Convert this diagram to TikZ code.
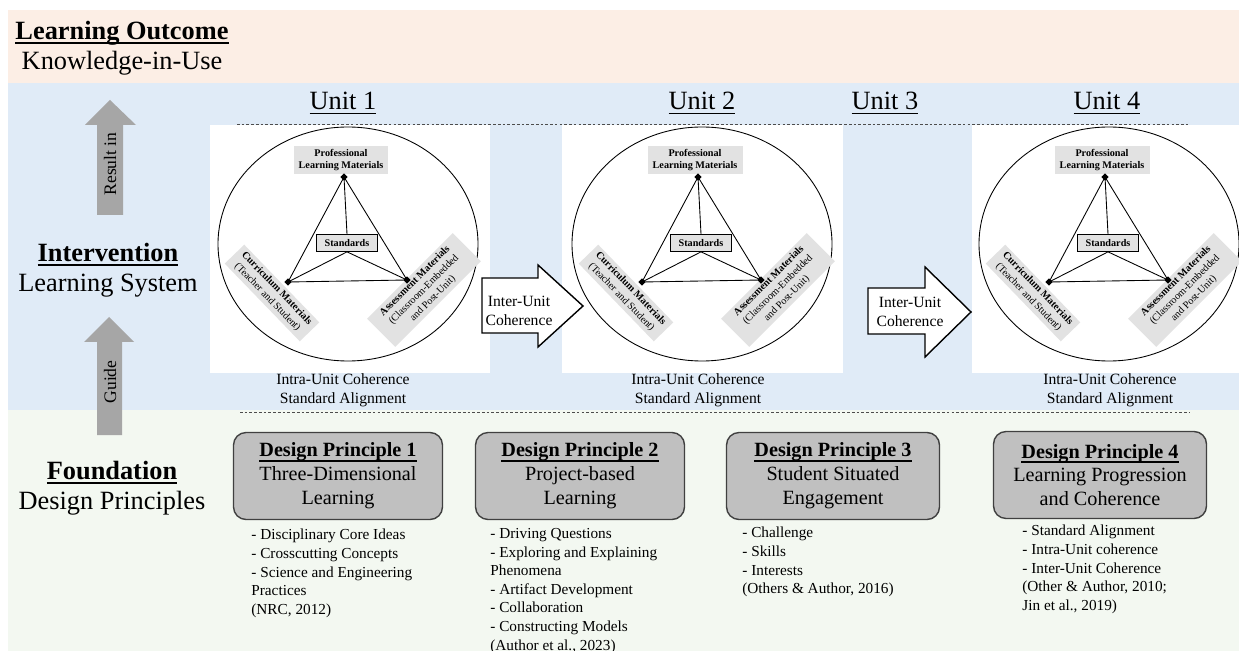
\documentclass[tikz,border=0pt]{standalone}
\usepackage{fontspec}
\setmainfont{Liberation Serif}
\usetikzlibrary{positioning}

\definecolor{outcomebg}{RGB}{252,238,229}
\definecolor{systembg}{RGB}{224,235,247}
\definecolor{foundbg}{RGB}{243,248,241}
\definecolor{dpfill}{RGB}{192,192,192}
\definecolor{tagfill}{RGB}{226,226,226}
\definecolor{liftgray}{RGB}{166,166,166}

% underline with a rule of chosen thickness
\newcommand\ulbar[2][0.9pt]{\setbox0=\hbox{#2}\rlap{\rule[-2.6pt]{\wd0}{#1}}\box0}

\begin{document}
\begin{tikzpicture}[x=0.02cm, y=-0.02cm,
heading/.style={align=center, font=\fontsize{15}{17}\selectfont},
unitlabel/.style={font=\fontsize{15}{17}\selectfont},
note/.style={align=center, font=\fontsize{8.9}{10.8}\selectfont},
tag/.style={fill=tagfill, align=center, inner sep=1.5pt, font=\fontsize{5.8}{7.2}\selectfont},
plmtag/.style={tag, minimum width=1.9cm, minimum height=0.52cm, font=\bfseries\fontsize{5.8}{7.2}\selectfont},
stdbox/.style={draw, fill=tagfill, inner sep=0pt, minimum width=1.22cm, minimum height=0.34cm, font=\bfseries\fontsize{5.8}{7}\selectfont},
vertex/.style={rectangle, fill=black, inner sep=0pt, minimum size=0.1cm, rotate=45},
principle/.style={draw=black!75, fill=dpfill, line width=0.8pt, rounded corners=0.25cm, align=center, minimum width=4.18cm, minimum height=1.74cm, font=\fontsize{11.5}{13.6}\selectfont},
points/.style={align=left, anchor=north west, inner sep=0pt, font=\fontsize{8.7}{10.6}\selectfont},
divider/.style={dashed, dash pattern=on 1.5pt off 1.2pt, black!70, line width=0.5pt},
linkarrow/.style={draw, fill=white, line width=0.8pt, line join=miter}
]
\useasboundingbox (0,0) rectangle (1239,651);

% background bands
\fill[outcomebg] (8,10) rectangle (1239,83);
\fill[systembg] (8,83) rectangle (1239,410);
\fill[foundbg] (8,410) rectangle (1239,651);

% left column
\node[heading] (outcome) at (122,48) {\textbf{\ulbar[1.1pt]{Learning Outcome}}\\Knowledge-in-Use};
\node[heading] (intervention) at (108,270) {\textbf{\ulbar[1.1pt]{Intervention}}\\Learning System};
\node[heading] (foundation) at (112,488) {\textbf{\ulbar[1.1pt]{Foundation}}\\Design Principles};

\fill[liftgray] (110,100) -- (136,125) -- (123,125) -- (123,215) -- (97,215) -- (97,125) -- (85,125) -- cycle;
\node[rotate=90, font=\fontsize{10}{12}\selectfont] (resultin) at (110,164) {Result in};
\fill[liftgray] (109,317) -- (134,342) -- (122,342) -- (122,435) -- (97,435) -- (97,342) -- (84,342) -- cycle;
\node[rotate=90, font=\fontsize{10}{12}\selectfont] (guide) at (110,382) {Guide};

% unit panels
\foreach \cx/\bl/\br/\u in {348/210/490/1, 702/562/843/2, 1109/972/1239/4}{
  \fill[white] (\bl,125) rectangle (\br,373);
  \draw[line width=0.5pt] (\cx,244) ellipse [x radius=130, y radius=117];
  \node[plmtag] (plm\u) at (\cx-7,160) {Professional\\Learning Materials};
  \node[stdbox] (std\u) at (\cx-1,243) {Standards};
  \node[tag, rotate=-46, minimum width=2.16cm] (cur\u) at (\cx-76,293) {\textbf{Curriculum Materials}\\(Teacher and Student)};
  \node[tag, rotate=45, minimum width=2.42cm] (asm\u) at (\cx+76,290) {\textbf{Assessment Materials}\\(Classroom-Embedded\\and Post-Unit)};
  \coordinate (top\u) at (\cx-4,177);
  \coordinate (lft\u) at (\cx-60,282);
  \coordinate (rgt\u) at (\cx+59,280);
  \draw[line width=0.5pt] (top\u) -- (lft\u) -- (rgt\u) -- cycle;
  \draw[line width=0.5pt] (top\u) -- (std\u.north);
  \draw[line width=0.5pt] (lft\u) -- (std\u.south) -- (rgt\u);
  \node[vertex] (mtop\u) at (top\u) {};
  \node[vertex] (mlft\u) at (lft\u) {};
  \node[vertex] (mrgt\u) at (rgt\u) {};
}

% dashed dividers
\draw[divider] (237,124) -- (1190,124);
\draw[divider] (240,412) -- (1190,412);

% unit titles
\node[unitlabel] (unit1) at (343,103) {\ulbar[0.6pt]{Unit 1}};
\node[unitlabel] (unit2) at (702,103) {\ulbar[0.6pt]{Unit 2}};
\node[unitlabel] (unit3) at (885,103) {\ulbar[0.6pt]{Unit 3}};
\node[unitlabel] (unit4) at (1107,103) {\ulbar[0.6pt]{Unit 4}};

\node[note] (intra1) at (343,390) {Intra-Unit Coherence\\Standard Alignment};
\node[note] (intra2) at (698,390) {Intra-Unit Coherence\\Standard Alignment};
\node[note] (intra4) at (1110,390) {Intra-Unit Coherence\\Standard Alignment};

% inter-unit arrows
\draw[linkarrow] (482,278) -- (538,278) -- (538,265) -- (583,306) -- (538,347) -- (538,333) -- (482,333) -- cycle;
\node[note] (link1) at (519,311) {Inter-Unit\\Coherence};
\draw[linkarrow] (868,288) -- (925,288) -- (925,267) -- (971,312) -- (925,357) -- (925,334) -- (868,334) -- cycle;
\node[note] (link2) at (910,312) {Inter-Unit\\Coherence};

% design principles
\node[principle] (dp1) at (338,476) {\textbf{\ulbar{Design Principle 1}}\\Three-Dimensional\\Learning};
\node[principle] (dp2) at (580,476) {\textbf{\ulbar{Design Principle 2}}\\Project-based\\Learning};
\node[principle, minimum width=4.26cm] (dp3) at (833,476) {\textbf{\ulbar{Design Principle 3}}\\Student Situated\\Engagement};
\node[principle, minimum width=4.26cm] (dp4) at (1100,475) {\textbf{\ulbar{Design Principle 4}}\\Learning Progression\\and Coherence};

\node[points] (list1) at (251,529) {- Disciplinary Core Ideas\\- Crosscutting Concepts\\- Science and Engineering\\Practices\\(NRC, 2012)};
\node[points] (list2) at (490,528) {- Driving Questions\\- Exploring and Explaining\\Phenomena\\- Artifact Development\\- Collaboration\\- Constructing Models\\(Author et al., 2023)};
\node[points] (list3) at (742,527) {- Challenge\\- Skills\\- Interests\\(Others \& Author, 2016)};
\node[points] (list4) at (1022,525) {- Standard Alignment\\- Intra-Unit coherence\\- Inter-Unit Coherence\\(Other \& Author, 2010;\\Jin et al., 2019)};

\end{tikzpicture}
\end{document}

·····

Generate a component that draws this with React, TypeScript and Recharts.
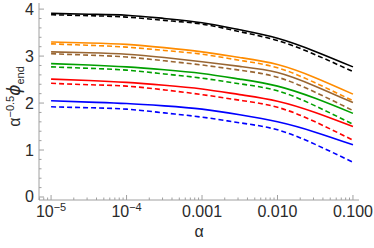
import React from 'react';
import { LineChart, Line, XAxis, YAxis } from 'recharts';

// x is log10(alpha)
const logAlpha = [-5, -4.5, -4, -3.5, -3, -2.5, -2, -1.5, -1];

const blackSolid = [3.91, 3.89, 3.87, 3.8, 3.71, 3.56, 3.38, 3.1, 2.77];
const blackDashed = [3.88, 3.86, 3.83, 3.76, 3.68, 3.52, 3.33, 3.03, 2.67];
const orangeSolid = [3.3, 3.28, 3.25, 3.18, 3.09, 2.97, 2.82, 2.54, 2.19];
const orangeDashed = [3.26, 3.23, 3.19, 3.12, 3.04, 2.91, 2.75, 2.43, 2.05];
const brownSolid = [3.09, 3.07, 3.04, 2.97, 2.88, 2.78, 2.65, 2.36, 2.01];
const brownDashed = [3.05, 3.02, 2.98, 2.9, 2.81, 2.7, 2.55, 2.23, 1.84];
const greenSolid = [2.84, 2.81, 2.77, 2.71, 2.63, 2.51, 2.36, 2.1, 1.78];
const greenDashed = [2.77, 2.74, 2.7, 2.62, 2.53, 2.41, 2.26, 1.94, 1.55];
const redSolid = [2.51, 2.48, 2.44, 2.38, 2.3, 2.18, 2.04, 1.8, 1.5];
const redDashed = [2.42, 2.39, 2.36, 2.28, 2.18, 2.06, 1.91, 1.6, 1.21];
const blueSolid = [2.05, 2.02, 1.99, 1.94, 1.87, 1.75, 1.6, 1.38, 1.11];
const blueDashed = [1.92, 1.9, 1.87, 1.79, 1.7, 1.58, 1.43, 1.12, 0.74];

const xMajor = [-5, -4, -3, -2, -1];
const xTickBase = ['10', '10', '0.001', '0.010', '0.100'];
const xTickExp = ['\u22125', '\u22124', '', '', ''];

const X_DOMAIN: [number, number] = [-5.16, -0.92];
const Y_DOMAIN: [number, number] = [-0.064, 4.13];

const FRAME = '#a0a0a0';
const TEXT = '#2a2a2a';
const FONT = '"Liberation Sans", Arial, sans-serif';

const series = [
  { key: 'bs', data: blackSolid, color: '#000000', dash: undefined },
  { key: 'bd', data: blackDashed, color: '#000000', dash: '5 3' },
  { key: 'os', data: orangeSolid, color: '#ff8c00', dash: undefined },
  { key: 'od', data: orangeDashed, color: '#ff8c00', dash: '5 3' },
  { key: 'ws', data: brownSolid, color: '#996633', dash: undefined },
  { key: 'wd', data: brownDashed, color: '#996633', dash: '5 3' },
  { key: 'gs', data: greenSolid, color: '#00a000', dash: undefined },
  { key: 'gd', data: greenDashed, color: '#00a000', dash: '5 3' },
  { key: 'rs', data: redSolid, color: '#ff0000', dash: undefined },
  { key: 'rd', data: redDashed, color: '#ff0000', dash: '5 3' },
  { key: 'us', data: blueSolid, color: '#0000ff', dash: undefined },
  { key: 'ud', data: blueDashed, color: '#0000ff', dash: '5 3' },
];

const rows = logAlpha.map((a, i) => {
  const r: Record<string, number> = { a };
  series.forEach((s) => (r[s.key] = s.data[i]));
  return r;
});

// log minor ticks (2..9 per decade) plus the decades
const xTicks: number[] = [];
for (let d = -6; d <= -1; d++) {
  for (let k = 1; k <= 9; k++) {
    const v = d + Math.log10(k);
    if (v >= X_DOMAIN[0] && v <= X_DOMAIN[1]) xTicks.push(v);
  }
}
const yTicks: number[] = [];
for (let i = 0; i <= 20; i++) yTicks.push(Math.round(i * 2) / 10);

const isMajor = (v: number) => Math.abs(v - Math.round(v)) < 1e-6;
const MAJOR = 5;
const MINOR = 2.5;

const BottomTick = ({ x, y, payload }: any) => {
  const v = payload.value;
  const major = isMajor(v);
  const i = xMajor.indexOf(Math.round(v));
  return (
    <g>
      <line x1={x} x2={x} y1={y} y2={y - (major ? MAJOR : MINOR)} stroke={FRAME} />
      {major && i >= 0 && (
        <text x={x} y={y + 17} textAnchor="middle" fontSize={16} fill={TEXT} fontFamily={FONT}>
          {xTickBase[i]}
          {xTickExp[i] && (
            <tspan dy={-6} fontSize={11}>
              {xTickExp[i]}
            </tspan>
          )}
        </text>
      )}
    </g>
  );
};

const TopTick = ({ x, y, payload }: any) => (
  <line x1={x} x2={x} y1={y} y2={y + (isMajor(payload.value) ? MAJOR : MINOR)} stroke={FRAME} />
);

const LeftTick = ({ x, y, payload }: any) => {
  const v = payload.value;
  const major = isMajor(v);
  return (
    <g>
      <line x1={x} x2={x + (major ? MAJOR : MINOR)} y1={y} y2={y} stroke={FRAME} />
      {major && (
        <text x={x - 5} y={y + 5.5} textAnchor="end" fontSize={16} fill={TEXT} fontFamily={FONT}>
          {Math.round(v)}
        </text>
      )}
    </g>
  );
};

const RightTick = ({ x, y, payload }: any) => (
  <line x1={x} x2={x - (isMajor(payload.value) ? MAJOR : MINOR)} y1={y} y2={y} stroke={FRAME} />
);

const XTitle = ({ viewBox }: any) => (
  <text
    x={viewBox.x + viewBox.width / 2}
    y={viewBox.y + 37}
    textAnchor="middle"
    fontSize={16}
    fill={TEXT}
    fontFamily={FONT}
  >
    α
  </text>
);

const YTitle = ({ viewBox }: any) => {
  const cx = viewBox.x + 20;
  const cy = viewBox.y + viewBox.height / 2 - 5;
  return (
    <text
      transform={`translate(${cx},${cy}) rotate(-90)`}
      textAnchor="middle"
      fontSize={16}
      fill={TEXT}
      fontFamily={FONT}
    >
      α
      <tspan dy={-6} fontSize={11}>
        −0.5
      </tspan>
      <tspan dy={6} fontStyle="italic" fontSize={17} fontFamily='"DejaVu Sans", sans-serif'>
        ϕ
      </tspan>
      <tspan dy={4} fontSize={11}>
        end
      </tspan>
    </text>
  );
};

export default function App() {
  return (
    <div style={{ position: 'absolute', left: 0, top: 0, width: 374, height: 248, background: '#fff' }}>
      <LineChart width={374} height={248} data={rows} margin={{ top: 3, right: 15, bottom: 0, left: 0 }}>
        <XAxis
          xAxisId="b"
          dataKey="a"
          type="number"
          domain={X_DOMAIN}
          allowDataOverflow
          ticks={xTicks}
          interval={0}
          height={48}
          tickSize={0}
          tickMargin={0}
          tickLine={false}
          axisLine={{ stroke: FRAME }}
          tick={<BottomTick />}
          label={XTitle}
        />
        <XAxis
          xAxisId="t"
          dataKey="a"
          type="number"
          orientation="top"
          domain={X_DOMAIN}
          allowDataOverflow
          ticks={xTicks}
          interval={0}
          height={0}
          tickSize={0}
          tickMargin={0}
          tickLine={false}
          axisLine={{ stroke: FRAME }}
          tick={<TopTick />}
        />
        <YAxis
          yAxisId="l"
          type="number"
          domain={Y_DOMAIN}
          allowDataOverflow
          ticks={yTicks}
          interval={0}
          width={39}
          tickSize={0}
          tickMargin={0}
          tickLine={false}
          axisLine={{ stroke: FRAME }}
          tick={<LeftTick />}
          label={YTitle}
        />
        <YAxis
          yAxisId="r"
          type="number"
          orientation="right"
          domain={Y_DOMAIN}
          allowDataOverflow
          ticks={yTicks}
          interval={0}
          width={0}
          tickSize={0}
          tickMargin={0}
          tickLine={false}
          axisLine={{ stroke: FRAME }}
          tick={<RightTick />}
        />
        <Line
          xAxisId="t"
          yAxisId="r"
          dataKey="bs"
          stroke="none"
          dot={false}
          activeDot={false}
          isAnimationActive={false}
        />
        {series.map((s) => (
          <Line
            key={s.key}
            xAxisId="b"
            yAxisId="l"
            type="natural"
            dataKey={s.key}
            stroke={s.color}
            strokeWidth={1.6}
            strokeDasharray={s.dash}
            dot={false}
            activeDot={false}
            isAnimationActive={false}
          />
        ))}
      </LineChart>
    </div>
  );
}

·····

Where a line of the records above holds the word "with", copy that line.

% underline with a rule of chosen thickness
Generate a component that draws this with React, TypeScript and Recharts.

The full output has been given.